Вот и с этой бумагой он изрядно попыхтел, повозился, но все-таки выправил ее – гора с плеч. А то ведь неловко: иеромонах Серафим давно просит, хотя какой там просит, он не из тех – молча стоит и ждет, опустив глаза и не решаясь напомнить о своей просьбе, а что ему ответить? Еще подожди, вот я только соберусь, раскачаюсь… Он и ждал бы по кротости своей до судного дня, но неловко, неудобно, тем более что Серафима он и сам всегда опекал, и покойный игумен Пахомий очень к нему был расположен, любил как родного сына. Ходатайствовал перед епископом Феофилом о рукоположении Серафима в иеромонахи, а незадолго до смерти сказал Исайе: «Уж ты его отпусти. Он не нашего с тобой рода – у него путь особый. Пусть в своей пустыньке живет, Богу трудится, Богородицу о нас молит». А пустыньку ему сам же и построил в шести верстах от монастыря, на берегу Саровки, бревенчатую, проконопаченную мхом, с крылечком, сенцами, ставнями на окнах, огородом и плотно подогнанным тыном. Серафим в нее частенько отлучался, на день-два, а тут решил и вовсе переселиться для совершенного безмолвия, одиноких подвигов и молитв.
Для этого же одного благословения мало, требуется особая бумага – билет. Вот Исайя ему такой билет и выписал: «объявитель сего Саровской пустыни иеромонах Серафим уволен для пребывания в пустыни в своей даче, по неспособности его в обществе, за болезнию и по усердию, после многолетнего искушения в той обители и в пустыню уволен единственно для спокойствия духа Бога ради, и с данным ему правилом согласно святых отец положениям, и впредь ему никогда не препятствовать пребывание иметь в оном месте, и оное утверждаю – строитель иеромонах Исайя. 1794, ноября 20. Для верности печать прилагаю при сем».
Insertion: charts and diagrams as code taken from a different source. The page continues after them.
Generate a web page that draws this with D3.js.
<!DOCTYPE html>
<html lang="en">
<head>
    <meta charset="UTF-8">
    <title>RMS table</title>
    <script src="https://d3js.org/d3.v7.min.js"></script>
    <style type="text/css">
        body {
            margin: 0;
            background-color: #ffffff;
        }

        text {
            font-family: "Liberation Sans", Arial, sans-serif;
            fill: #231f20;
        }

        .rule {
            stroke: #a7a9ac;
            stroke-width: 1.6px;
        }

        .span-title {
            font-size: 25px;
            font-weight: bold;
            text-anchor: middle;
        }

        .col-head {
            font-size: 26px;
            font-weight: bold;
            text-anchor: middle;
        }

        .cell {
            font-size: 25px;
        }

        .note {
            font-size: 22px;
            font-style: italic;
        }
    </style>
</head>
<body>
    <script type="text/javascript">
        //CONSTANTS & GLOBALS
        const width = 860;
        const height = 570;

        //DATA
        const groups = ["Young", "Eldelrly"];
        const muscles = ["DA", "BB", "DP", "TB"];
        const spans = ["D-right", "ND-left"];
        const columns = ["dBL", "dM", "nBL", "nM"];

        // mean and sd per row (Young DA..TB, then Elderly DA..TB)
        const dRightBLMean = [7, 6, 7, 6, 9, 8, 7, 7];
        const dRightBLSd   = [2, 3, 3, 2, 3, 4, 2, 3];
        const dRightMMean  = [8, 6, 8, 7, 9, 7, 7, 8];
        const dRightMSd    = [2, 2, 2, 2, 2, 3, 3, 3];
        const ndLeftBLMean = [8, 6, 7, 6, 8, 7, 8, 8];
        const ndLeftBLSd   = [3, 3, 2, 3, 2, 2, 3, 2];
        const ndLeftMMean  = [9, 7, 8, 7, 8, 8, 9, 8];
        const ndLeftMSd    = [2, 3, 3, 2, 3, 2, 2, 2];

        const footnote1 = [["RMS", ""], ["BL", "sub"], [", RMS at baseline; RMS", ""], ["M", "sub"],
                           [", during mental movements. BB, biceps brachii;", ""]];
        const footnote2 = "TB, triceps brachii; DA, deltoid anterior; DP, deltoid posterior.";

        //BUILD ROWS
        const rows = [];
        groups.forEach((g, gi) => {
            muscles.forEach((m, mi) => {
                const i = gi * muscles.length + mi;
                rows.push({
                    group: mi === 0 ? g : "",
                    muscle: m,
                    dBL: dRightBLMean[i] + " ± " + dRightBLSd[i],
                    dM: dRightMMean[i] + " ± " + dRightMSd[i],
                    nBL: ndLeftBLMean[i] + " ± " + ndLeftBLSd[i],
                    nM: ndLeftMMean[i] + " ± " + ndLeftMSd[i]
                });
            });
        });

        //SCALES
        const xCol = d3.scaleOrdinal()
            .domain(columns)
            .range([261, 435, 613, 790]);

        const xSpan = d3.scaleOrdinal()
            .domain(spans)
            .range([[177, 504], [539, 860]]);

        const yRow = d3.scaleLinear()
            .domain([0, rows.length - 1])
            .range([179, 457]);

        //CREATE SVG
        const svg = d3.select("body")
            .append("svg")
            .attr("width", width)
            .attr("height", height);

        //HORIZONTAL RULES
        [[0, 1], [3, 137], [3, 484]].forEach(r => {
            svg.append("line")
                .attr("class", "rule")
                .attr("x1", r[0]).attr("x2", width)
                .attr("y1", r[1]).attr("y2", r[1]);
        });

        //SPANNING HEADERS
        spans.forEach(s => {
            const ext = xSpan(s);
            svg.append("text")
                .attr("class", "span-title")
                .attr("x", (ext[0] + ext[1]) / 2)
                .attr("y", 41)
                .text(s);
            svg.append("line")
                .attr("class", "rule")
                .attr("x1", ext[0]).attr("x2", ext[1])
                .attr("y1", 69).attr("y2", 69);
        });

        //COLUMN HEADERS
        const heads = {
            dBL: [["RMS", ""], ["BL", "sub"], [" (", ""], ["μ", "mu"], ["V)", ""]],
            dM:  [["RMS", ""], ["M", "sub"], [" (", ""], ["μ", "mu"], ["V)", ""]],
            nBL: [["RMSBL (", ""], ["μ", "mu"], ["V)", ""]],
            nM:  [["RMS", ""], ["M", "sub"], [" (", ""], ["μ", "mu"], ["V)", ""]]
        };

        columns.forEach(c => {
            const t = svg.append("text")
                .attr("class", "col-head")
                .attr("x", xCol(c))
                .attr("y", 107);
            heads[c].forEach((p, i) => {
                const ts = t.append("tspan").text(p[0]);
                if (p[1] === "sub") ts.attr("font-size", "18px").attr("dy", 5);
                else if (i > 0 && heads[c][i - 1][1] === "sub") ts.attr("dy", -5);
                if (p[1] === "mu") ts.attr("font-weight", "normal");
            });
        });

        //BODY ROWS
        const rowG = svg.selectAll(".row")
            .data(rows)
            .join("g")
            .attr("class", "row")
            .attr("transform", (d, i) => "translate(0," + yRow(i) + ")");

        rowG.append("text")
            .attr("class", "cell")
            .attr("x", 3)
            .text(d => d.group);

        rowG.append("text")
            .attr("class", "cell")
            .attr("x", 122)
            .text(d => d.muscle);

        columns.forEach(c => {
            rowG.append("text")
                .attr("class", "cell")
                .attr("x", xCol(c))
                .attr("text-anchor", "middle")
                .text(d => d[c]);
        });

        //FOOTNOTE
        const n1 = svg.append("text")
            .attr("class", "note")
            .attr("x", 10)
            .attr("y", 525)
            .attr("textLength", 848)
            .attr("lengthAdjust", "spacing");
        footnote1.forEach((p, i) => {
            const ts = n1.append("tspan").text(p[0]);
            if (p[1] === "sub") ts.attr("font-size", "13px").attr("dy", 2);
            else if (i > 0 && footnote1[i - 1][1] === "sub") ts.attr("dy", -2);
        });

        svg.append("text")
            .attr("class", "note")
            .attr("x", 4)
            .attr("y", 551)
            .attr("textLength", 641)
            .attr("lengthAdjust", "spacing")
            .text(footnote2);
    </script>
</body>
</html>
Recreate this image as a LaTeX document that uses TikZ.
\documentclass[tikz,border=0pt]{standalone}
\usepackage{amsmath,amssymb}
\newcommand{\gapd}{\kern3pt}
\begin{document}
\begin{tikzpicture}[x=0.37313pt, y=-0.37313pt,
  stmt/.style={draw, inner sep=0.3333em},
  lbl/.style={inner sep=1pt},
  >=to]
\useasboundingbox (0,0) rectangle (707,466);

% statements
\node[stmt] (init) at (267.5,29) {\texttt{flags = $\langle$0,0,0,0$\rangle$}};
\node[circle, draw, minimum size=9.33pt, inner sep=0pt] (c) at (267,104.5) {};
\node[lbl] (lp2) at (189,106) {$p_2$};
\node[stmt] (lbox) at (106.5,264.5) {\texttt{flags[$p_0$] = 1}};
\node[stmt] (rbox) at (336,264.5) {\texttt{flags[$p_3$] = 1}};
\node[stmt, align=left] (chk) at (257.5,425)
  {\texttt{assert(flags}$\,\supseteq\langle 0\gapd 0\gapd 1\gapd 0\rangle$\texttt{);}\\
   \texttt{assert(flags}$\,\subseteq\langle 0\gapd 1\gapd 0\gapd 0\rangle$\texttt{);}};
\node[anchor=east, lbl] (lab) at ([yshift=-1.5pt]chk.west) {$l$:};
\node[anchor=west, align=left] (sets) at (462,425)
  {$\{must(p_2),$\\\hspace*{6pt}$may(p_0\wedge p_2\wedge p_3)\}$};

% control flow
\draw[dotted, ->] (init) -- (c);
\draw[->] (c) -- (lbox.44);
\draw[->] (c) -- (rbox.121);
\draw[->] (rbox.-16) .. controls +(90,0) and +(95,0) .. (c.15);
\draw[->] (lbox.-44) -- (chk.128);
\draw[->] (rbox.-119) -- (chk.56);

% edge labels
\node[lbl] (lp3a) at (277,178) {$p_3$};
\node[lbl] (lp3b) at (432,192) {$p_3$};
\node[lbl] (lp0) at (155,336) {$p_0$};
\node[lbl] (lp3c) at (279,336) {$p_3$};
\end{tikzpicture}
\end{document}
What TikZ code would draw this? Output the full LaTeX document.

Выписал и после обедни задержался у алтаря, оглядывая толпу монахов и не столько отыскивая в ней Серафима, сколько позволяя ему, издали наверняка смотревшему на него, наконец приблизиться и спросить о своем. Серафим, хотя и приблизился, но не спросил, поклонился и молча встал рядом.
– Билет тебе готов. Можешь взять, – сказал Исайя, то ли желая обрадовать Серафима, то ли радуясь и за него, и за себя, наконец выполнившего свое давнее обещание.
Тот поклонился еще раз, прижав руку к сердцу и закрыв глаза (привычный для него жест).
– Благодарю, отче.
– Можешь теперь пустынножительствовать, ведь ты иеромонах, а значит, воин. Но и брани тебе предстоят немалые. Исправно молись, подражай древним святым отцам. Что тебе еще пожелать?
– Мира и радости.
– Радости? Вот уж не знаю… – Исайю смутила не радость, а то, что, может быть, не с нее надо было начинать, с чего-то другого. – Терпение-то понадежней будет, аль нет?
– Что ж, терпения так терпения.
По смирению Серафим не возражал, но что-то в нем было спрятанное, затаенное, прибереженное для себя, освещавшее его изнутри.
Исайя невольно добавил:
– Ну, а к терпению и радость приложится.
Серафим горячо подхватил, окрылился:
– Да, отче, радость, Святым Духом посланная…Она все восполнит, и терпение и молитву, без нее же все лишь вполовину.